Creating a good user experience is challenging. Especially when your product is technically complex, you have to strike that all important balance between functionality and simplicity. For those of you who have been with us for a while, you’ll know that our product (and website) have been through quite a few iterations over the last two years. It’s been an interesting journey, and the other day I had the opportunity to examine it in some detail when I was asked to give a talk on our UX experiences at Wellington Partners CEO Summit, for those who don’t know Wellington they are one of our fabulous investors and have been working with us since more or less day one.
Goal Setting
When we first set out to create import, we were trying to fill what we saw as a clear need in the market. People needed data from the web, but getting to it was challenging. It required you to write a web scraper, a process for which you either had to be a developer with a lot of time on your hands or have enough money that you could employ one who did. Our goal was to make this process simpler by creating a tool that allowed you to access data from the web programmatically without having to be a developer or write any code.
The nature of our product presented an interesting UX challenge. In essence we were creating a tool that (we hoped) could replace the need to write web scrapers manually – a process that is very complicated and time consuming. And this, is what we came up with:
Now I’m sure you’ll agree with me, that this clearly suffers from the fact that none of our 5-man team were designers. It’s pretty hideous, but that’s not really the point – because UX isn’t really about how something looks (although that’s certainly important) it’s about how something works.
An Ugly Duckling
This first tool, which we called Connector Builder, was not only pretty ugly; it was also very complicated to use. It was at minimum a 15 minute process that required you to record a zero results action and define a schema before you could even get to the data you wanted to extract. If you were lucky – and managed to avoid all the error messages – you ended up with something like this:
Make sense? Probably not. Don’t worry, not a lot of people understood what was going on either.
Despite the complicated nature of our product we were still quite proud of it. We even won best startup at Strata London! Although I have to imagine that had more to do with the vision than the actual product – considering our CTO was still coding the backend at the time of the demo.
We were proud of it because we had done what we set out to achieve. Even though it was complex, it was still less complex and much quicker than writing an actual web scraper by hand. Mission accomplished!
Reality Check
What we quickly realised, when we tried to start actually getting people to use Connector Builder, is that we had made a fatal flaw in our assumption. We assumed, because we had created a product that was simpler than the traditional way that that is what our users would measure us against. We were wrong.

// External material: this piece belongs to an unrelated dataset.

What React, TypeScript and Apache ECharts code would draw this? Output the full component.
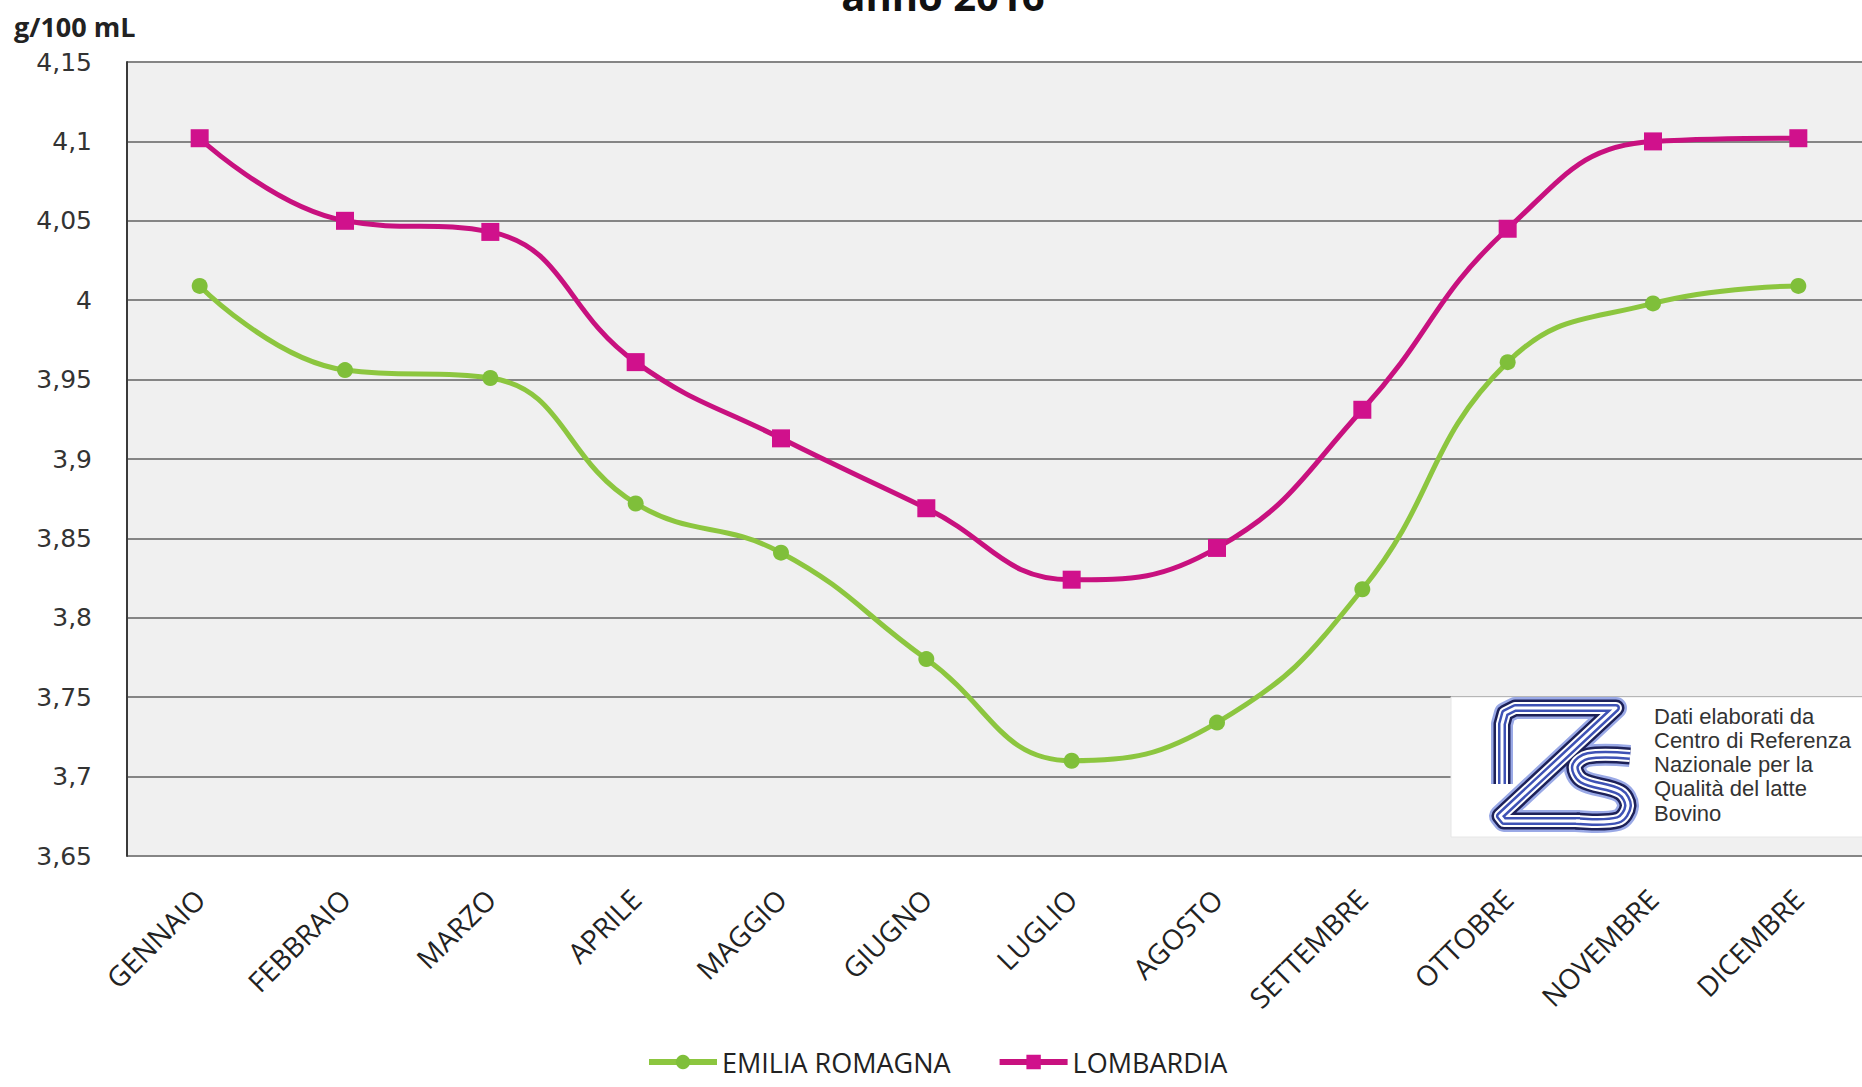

Most people who wanted data didn’t think: How do I write a web scraper?; they thought: How can I get data easily?. We knew that without our tool they’d have to write a scraper, but that was because we had industry knowledge.
What users were really comparing us to then, was other apps. Apps are simple. Apps are sleek. Apps do not require 15 minutes to get to the end point. Thanks in part to Apple; the app market has made radical moves towards simplicity – I mean, even cats can use iPad’s these days!
What we had created was a mismatch between what we thought was a good UX and what users thought was a terrible UX.
Back to the drawing board
It took longer than I’d like to admit for us to realise exactly what had gone wrong. We were always planning on making the tool simpler, we just didn’t realise how simple people expected it to be.
Over the next two years we began chipping away at the product, moving from one iteration to the next. Always with the drive to make it simpler and take away the places where people got stuck.
Part of it was the technology. As our algorithms got better at recognizing data, the app required less and less user input to extract the data.
We also started listening more to what our users actually wanted instead of just deciding what we thought they wanted. It turned out that a fair few of them just wanted to build Crawlers and that they weren’t interested in our live APIs.
With each new version, we gained more traction and more users. And always, always we tried to slim it down and make it simple. Until eventually, we came out with this:
This newest version is great, but what we also realised from doing the user testing that got us there; was that even this – simple as it is – was actually more than some people wanted.
Rethink Everything
This realization required us to make a fundamental change in the way we thought about our product. It’s a classic case of just because you can doesn’t always mean you should. The reason our product is as complicated as it is, is because it lets you do a lot of stuff – handle js, define xpaths, view source code, etc. Which is great, but it only appeals to one segment of the market. In order to appeal to a wider market we had to do something radically different.
Right now we’re working hard on a new product that will radically simplify the process of getting data and make it far more accessible to a wider market. This is not another iteration of our current tooling, it’s a radical new approach to our market.
Listening isn’t enough.
So, what did we learn? At every stage we listened to users. However it took us a while to learn how to ask the right question. The question should have been: How much effort are you willing to put in to get data? Because, at a certain point, even though we were easier than the alternative, at a certain point users just gave up trying. In our case, for mass appeal, 3 minutes is all we get in most cases. After that there is diminishing returns.
It’s been a long and winding road to where we are today. We’ve gone from a 15 min process to a 2 min one. Part of that was the technology, but much of it was the UX. In the end you need both: good technology and asking the right questions.